The fight to possess the interactive re-use rights in film and television material has studios beginning to do a little contract tinkering.
Two contracts recently signed by Walt Disney’s Television and Telecommunications and Motion Picture Group point to the studio adding clauses pertaining to interactivity into its contracts. Not surprisingly, other studios are starting to look at their own contracts.
“We’re doing an overall reevaluation of our contracts for various reasons, but one area we’re looking at is interactivity,” said Mary Ledding, senior veepee for legal affairs at Universal.
The right to re-use creative material in an interactive form is the latest hot potato at the bargaining table. The studios have historically taken a position that once they buy a property, they own everything in terms of spin-off. Even so, they are still examining their contracts to make sure their stance is clear.
Yet that does not stop the battle. The Writers Guild of America, in drafting a new contract, has become the first Hollywood guild to address who owns the interactive rights.
Clear TV reception
“In television, the contract makes it clear that the writer owns the interactive rights where he has a separation of rights,” said Joel Block, who handles interactive matters for the WGA West.
That would usually apply to writers who have an original teleplay with original characters.
In works done prior to this contract, writers still can get a royalty if something is repurposed into an interactive medium.
“There’s always been disagreement to the extent that the pre-existing contract covered re-use in an interactive medium,” Block said. “And there are some cases depending on re-use of early material.”
One pending case that is separated from Hollywood but may affect such dealings is Tasini vs. the New York Times, filed in the U.S. seventh district Court in December 1993.
Precendent to be set?
The case involves a group of freelance writers who sued the paper over the re-use of their stories.
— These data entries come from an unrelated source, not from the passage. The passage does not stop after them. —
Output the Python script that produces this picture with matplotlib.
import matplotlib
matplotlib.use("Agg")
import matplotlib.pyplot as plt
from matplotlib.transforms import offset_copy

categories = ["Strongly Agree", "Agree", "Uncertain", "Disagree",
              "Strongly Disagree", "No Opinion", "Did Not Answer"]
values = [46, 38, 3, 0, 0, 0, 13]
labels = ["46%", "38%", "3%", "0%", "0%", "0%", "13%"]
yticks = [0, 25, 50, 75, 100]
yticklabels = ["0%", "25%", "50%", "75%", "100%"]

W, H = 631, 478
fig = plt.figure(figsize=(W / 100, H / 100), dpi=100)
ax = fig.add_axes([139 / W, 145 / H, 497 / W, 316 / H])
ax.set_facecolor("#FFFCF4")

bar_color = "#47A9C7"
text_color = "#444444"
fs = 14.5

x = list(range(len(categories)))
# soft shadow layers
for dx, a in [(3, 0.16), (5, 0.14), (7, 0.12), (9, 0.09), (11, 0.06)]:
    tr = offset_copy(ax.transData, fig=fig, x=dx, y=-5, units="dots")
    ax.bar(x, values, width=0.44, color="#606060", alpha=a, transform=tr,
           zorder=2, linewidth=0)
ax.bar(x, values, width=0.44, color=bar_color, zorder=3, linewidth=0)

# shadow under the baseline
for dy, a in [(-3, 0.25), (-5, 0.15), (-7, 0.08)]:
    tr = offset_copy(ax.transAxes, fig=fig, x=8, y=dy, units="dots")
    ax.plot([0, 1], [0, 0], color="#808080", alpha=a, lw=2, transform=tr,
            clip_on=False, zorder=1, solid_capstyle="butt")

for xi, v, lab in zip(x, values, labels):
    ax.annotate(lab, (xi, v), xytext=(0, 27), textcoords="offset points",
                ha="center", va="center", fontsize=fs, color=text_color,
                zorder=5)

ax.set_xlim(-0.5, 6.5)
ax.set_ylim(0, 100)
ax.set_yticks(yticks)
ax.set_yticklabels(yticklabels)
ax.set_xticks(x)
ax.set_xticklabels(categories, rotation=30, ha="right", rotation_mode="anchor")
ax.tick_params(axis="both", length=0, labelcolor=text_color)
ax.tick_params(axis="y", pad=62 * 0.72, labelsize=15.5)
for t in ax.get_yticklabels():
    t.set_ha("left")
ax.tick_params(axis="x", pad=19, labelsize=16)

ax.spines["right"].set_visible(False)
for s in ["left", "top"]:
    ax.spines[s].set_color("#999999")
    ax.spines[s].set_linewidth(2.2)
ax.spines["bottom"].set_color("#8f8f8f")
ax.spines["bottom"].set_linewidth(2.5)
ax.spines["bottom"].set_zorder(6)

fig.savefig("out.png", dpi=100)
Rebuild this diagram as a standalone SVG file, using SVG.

“The writers have taken the position that they only granted one-time limited rights of publication. They allege that any subsequent reproduction is a violation of their original copyright,” said David Goldberg, a New York attorney specializing in copyright law. “The publishers have taken the position that their contract was something broader than that.”
While the fight centers on the publishing world, it nonetheless addresses the issue of rights granted by contracts that do not specifically address other arenas.
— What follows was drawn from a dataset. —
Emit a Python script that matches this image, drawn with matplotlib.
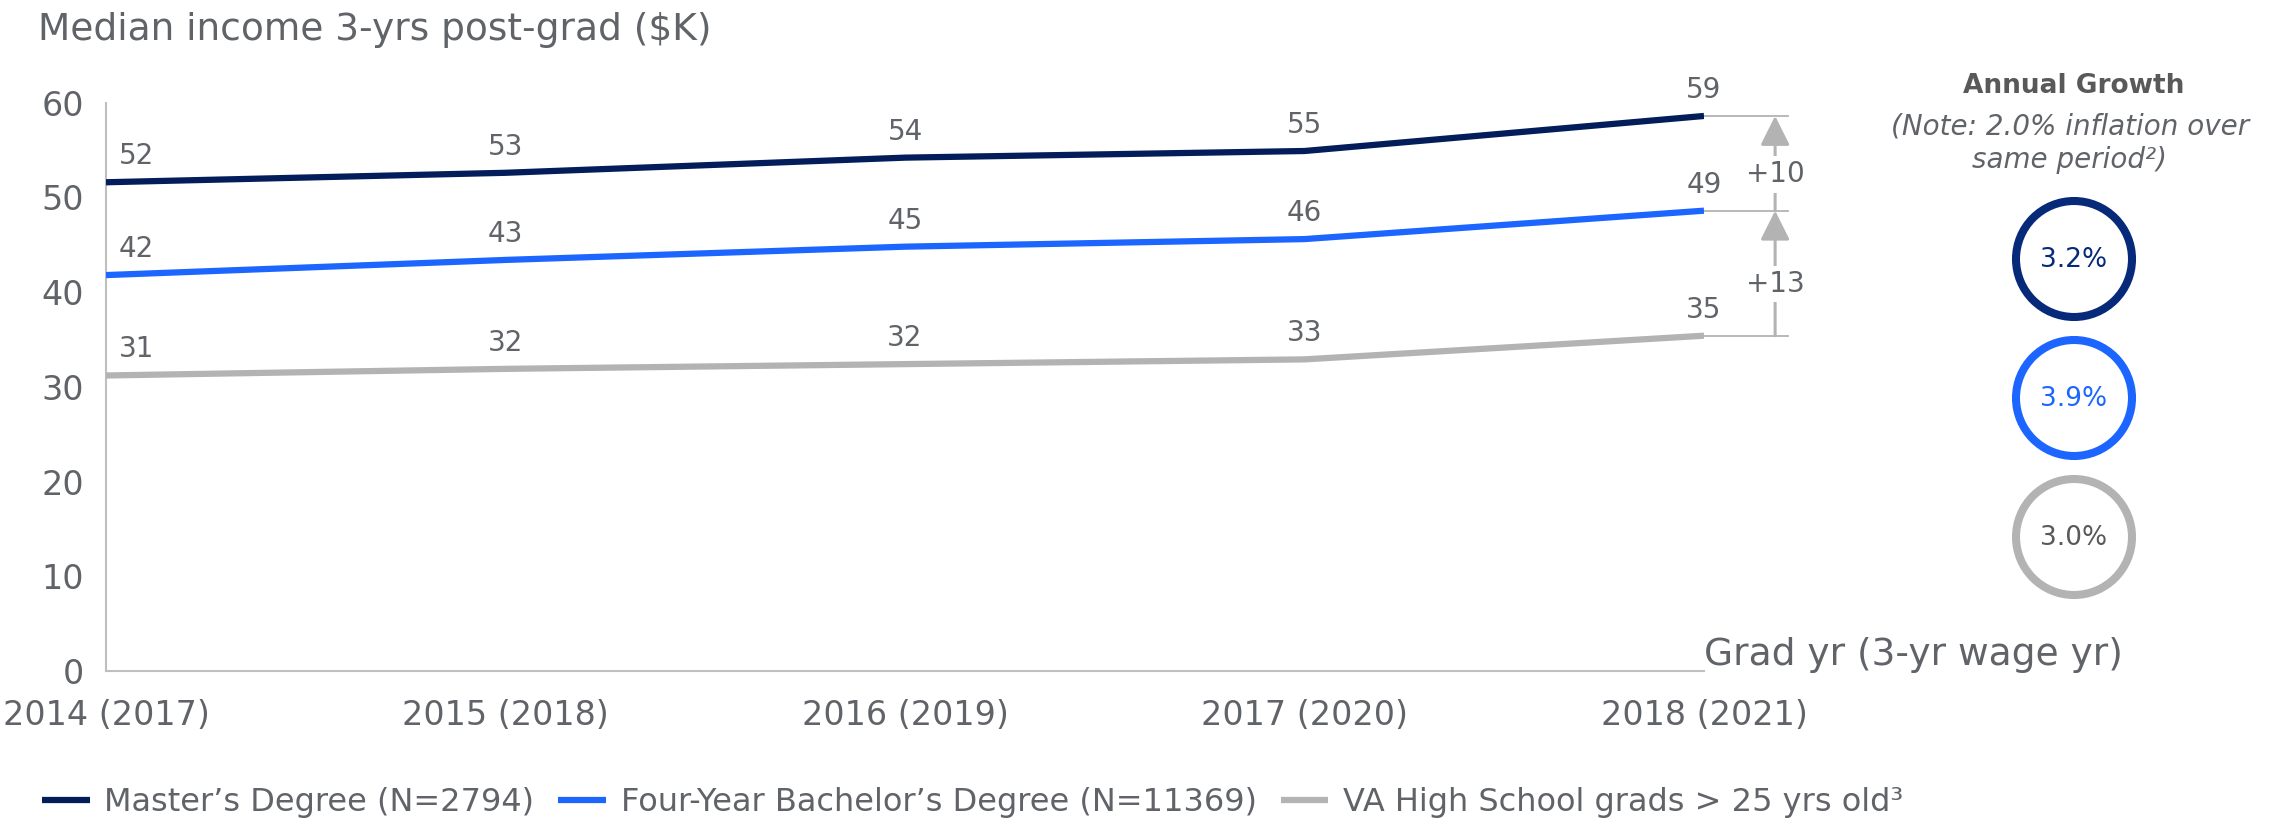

One of the problems is that as these battles are fought in courts around the country, the verdicts tend to dramatically differ. Some courts promote the theory that all rights are inclusive in a contract unless they are specifically excluded; others hold that everything is excluded unless they are specifically included.
“Nothing is really precedent setting, that’s why you have quite a bit of litigation in this area,” Goldberg said.
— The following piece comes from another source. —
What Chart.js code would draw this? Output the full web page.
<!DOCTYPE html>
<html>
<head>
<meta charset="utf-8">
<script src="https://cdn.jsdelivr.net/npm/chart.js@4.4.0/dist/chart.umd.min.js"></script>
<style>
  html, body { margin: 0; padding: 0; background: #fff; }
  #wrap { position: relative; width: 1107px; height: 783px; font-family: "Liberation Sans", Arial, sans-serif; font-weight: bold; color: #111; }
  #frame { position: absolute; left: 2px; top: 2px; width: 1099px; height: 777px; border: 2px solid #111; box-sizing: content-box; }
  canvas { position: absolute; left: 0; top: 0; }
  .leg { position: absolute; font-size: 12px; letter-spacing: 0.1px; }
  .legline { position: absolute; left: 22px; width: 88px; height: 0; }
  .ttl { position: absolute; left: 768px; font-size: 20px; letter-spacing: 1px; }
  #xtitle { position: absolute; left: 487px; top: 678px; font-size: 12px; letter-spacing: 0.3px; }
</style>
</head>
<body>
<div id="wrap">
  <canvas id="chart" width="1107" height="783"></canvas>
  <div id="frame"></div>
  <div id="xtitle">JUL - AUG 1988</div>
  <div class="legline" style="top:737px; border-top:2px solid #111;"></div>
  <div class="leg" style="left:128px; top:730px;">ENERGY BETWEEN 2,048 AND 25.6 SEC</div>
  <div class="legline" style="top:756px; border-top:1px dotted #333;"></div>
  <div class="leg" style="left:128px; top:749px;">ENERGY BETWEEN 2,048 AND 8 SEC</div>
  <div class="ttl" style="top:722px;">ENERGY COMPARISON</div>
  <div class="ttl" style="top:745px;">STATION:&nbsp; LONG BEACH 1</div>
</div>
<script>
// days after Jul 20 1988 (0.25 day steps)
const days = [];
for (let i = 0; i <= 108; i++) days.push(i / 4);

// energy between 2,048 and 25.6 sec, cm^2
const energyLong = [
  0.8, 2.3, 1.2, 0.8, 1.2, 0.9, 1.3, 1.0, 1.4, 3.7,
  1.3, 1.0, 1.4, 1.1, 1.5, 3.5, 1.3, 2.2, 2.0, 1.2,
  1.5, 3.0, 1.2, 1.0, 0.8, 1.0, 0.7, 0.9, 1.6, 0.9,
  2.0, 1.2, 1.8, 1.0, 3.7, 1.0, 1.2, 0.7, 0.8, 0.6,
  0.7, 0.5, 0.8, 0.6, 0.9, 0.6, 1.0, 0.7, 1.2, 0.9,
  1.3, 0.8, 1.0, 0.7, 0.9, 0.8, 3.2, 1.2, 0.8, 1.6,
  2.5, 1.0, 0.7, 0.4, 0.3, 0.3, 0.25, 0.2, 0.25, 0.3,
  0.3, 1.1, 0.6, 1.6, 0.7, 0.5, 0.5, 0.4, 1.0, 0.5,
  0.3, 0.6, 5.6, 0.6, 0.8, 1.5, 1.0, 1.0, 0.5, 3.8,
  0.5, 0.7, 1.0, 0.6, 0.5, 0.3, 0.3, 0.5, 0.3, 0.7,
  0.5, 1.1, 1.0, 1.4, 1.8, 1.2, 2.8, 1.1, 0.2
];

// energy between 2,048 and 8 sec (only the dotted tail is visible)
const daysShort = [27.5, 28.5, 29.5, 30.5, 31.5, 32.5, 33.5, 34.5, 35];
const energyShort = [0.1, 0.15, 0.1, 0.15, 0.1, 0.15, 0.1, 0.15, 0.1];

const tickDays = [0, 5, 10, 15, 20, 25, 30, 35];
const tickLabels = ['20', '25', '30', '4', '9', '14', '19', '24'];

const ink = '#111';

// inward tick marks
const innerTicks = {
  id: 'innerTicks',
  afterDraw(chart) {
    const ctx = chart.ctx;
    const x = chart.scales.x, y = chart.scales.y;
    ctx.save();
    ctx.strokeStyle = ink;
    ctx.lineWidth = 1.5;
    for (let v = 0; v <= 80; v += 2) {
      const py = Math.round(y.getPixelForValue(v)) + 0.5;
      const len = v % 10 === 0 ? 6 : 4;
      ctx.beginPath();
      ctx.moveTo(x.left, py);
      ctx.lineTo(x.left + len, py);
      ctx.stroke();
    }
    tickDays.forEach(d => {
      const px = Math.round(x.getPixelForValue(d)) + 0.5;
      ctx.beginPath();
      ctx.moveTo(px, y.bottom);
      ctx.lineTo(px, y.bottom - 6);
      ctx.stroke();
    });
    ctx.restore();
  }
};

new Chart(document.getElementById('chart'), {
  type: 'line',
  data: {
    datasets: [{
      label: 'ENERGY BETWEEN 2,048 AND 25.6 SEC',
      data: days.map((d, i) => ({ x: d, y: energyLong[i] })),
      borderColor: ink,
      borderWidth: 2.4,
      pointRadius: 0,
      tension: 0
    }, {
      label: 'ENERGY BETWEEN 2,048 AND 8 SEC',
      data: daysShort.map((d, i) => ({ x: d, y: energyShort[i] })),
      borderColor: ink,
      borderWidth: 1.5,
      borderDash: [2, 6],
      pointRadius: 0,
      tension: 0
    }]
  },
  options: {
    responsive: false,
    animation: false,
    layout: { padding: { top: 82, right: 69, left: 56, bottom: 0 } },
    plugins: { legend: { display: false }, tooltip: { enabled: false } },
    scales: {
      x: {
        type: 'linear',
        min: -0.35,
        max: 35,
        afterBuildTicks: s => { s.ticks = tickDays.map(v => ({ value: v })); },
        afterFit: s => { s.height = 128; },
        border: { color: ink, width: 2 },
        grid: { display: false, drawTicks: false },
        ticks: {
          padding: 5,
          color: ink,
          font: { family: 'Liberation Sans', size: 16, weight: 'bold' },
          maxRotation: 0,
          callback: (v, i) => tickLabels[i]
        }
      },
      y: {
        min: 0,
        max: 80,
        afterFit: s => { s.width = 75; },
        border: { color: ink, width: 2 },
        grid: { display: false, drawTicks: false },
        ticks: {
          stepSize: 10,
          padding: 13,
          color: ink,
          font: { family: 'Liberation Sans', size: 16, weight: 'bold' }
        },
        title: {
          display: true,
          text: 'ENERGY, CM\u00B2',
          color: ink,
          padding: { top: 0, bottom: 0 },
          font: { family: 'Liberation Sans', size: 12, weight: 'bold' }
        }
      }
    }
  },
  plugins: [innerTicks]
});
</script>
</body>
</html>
In Hollywood, writers and actors and directors are just becoming savvy to what rights they can hold on to. The Screen Actors Guild, now deep in contract negotiations, is addressing the re-use of actors’ images for interactive while the DGA will most likely bring the matter to the bargaining table next year.
What really rules the roost though, is power, with the bigger names being the only ones able to hold onto interactive rights.
“A lot of people are getting hip to asking for interactive rights, but not a lot of them can peel those rights away unless they’re someone like Tom Clancy,” noted one studio executive.